* [Dataset]:
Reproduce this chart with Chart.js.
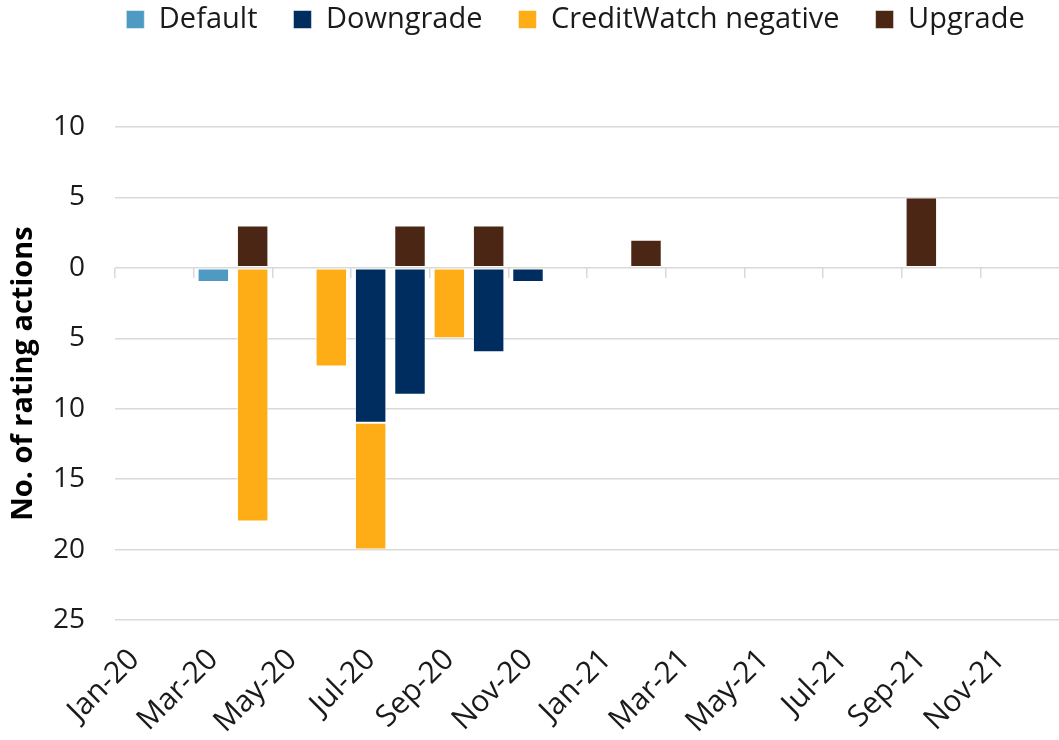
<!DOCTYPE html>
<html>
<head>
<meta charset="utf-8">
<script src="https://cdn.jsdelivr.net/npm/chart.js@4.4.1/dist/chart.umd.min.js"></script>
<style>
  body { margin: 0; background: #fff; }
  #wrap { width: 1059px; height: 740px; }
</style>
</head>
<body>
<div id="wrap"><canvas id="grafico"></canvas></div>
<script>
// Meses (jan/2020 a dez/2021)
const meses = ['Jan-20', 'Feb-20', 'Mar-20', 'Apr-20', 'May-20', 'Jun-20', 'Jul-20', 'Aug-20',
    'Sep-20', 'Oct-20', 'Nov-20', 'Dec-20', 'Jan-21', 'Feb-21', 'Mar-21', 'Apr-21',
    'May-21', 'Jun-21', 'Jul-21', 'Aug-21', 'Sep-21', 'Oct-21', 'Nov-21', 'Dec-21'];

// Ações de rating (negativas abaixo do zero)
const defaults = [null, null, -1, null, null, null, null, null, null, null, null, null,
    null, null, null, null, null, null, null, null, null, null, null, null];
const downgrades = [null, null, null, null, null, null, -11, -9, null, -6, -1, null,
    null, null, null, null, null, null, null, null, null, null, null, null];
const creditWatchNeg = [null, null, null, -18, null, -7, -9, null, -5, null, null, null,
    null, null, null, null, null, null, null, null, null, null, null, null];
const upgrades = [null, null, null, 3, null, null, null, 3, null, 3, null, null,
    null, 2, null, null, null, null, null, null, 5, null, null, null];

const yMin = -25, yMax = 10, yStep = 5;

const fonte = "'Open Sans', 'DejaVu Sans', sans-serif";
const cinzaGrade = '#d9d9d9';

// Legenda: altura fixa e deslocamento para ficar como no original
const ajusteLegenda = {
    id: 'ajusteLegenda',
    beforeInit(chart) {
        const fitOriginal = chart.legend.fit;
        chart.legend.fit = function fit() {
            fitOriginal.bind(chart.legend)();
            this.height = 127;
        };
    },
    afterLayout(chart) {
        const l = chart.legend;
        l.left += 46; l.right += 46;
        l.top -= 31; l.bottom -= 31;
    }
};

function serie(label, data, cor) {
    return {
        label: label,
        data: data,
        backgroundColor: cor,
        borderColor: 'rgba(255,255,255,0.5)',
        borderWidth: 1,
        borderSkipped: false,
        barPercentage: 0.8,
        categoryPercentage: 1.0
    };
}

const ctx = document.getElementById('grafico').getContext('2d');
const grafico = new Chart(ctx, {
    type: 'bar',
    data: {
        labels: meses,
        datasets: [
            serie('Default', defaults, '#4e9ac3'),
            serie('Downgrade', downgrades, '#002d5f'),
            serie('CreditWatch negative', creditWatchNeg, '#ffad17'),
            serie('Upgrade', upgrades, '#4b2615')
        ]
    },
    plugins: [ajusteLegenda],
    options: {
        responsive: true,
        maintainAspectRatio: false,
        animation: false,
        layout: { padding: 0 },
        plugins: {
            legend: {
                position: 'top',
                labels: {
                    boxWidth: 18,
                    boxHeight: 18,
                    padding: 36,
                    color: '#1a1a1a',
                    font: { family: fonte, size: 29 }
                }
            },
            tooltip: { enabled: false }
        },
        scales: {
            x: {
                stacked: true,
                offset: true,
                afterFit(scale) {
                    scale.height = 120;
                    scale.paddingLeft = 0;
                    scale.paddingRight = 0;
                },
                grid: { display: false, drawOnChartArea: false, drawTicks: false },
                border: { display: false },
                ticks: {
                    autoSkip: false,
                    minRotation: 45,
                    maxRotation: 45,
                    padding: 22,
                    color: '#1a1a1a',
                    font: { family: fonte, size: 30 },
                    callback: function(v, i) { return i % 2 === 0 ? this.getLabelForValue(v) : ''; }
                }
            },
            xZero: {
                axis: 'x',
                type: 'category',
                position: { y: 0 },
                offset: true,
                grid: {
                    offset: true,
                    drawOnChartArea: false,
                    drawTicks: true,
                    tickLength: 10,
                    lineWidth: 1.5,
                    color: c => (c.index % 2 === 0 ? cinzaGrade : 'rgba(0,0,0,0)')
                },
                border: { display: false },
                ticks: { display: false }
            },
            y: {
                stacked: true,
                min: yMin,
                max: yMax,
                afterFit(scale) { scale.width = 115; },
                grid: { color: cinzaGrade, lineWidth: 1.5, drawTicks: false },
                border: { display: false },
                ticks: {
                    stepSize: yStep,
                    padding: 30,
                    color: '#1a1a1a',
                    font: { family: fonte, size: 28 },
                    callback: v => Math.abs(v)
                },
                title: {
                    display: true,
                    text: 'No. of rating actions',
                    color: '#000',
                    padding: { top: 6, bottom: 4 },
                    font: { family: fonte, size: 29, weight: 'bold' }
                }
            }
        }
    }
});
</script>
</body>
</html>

--

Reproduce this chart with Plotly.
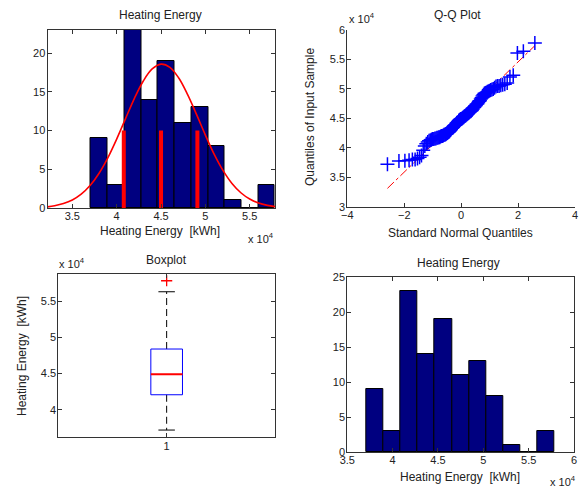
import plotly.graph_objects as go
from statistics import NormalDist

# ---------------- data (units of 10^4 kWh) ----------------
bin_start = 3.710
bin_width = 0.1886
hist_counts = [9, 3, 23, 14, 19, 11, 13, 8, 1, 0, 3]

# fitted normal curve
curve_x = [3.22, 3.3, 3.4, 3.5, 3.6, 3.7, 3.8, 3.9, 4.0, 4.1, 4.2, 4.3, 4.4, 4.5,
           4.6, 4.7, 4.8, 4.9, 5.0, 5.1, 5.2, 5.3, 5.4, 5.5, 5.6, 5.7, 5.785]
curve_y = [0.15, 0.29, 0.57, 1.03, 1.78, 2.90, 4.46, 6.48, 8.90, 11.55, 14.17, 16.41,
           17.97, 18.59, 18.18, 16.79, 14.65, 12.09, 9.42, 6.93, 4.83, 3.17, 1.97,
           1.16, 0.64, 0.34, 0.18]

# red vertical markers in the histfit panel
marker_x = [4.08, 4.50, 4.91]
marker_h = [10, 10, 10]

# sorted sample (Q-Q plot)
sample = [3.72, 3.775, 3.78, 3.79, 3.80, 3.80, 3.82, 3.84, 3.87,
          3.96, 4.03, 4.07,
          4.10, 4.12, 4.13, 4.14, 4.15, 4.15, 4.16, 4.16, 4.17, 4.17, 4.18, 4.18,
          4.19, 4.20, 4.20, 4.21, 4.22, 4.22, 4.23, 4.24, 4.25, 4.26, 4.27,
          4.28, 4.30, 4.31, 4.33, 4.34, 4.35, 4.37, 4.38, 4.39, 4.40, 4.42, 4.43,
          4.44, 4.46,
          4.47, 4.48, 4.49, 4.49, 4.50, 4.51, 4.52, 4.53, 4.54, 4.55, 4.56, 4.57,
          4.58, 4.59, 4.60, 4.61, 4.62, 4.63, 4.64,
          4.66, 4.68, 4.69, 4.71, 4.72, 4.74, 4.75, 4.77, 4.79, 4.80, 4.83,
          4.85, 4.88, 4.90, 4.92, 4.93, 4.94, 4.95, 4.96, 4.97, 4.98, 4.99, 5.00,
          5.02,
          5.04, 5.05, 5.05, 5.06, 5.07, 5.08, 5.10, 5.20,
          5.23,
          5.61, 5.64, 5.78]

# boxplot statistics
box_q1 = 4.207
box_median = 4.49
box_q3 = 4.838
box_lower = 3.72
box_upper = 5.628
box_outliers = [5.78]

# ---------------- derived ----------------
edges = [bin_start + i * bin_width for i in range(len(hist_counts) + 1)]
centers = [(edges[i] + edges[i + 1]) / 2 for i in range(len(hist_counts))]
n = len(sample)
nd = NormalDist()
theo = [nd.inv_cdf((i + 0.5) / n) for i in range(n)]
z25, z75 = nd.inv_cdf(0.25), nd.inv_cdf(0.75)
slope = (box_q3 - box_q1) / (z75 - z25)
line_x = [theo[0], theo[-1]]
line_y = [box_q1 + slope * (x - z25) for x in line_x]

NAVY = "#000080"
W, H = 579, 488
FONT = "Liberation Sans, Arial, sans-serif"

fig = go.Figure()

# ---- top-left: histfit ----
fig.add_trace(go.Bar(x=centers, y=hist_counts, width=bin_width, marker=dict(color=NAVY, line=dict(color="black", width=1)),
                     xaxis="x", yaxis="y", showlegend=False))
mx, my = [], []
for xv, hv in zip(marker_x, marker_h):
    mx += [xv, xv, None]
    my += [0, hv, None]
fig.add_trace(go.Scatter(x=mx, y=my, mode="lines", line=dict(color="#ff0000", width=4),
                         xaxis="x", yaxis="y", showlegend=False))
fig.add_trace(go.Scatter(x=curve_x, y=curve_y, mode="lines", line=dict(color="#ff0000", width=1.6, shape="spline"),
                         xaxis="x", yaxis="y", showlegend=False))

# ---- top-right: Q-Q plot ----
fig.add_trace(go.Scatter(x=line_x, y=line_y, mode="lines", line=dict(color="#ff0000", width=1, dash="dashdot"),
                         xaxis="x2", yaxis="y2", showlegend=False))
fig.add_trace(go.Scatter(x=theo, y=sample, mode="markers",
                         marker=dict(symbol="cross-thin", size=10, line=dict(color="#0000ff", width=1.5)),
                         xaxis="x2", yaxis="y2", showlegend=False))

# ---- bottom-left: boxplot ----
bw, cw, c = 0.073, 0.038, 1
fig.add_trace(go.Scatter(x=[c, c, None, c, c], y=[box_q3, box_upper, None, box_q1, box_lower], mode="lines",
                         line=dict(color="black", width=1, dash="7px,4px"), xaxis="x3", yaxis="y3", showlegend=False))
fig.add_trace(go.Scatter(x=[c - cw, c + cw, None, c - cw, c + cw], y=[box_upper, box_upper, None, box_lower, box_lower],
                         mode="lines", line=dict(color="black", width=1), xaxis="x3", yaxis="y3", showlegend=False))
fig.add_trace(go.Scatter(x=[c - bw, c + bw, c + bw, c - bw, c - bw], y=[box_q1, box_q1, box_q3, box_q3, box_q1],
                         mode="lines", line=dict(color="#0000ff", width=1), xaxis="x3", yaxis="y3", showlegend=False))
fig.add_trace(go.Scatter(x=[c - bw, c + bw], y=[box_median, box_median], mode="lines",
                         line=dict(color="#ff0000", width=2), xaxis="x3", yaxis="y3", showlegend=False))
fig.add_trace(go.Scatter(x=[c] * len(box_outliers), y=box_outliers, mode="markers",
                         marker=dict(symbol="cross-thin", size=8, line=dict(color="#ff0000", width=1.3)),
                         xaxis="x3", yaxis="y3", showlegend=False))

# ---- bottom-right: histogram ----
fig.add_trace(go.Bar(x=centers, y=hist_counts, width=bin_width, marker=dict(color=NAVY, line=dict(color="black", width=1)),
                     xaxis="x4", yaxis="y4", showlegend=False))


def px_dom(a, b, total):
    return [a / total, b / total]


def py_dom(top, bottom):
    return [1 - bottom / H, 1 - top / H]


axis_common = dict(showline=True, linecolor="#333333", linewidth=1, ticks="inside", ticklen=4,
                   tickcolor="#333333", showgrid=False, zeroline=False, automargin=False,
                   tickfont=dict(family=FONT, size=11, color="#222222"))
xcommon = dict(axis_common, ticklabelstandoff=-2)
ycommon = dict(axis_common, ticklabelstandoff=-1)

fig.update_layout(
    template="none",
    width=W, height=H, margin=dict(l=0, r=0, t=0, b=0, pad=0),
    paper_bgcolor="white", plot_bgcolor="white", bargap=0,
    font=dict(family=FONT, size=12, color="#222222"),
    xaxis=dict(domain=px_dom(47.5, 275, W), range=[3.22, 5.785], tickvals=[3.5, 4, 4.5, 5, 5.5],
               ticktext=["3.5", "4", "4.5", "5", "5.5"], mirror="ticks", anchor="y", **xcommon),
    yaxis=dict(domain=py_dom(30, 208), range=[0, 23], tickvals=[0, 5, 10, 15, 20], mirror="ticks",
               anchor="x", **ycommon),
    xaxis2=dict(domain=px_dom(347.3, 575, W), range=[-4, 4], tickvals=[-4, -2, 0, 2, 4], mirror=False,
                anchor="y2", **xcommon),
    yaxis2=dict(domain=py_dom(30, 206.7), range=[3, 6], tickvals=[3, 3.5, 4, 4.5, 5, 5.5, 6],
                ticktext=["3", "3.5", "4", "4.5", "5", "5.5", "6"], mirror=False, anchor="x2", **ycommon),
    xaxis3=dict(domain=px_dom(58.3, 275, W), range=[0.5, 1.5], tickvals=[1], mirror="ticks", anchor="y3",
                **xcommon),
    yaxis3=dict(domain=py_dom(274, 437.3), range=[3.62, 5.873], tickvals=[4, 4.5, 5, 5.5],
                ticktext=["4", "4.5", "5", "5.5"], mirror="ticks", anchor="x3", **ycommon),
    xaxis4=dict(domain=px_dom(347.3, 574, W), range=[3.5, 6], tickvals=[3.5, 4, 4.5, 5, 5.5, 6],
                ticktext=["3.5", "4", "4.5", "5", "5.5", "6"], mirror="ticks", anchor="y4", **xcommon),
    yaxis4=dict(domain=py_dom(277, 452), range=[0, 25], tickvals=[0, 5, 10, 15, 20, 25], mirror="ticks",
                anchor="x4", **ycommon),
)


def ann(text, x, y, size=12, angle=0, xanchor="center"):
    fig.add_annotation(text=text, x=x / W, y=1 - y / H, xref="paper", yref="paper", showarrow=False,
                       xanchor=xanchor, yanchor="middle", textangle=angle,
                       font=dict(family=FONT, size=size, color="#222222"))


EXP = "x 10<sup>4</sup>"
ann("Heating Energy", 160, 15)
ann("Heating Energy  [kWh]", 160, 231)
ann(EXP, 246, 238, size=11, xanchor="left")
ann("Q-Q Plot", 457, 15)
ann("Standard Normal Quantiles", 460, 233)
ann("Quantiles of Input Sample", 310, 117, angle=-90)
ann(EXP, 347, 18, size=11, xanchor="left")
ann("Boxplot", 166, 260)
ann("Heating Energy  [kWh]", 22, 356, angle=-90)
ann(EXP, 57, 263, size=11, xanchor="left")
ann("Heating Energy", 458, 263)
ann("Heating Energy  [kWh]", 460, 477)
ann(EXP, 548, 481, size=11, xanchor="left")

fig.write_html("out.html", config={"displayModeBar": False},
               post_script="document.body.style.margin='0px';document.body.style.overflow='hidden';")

...

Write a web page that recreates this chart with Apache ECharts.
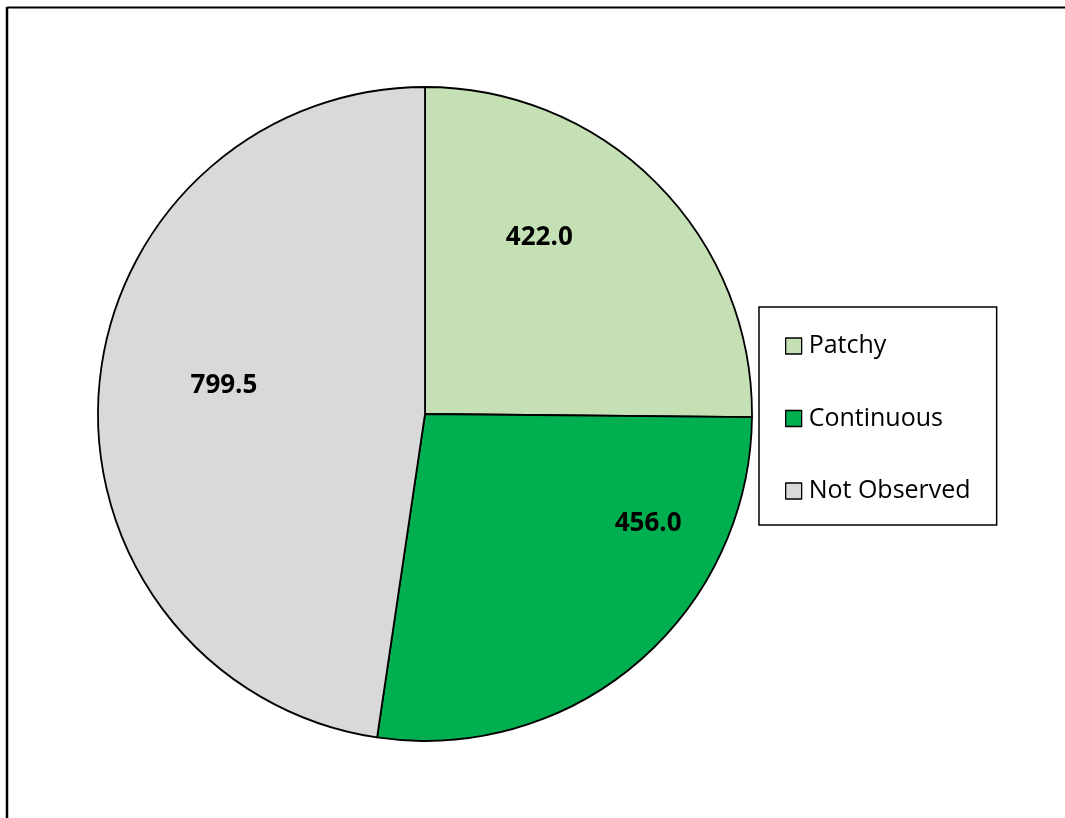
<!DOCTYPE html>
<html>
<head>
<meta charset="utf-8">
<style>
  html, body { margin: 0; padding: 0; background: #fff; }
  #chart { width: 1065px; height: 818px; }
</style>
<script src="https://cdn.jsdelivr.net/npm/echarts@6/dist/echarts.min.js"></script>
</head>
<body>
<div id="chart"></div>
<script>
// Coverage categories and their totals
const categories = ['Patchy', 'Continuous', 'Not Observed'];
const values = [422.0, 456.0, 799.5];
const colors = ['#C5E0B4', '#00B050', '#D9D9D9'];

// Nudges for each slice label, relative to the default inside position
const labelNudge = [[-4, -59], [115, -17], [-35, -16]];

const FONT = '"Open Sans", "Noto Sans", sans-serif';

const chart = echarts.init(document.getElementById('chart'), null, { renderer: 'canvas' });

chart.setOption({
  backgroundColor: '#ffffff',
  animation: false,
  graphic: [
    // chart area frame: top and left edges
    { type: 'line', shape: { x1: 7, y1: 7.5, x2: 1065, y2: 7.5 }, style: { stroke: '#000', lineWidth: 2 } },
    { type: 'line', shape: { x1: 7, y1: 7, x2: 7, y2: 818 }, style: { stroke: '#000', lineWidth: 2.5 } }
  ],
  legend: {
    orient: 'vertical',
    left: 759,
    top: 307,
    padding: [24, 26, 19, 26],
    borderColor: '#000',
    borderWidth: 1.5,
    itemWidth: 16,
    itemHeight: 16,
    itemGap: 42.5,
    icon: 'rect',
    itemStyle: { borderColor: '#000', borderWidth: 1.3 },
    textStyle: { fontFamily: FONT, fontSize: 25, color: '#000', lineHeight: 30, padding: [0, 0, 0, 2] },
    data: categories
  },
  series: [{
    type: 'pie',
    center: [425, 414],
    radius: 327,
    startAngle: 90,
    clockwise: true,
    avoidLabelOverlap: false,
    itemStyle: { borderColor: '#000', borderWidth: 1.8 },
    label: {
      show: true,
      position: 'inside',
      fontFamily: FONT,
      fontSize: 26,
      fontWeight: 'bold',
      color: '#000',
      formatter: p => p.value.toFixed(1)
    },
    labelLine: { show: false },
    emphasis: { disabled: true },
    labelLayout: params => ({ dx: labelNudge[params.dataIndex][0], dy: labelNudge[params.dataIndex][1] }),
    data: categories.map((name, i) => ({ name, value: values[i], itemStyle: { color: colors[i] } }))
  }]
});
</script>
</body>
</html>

* [Task goal]:
Identify the lines in the entries above that contain "with", then copy them out.

* [Task response]:
Reproduce this chart with Chart.js.
Reproduce this chart with Plotly.
Write a web page that recreates this chart with Apache ECharts.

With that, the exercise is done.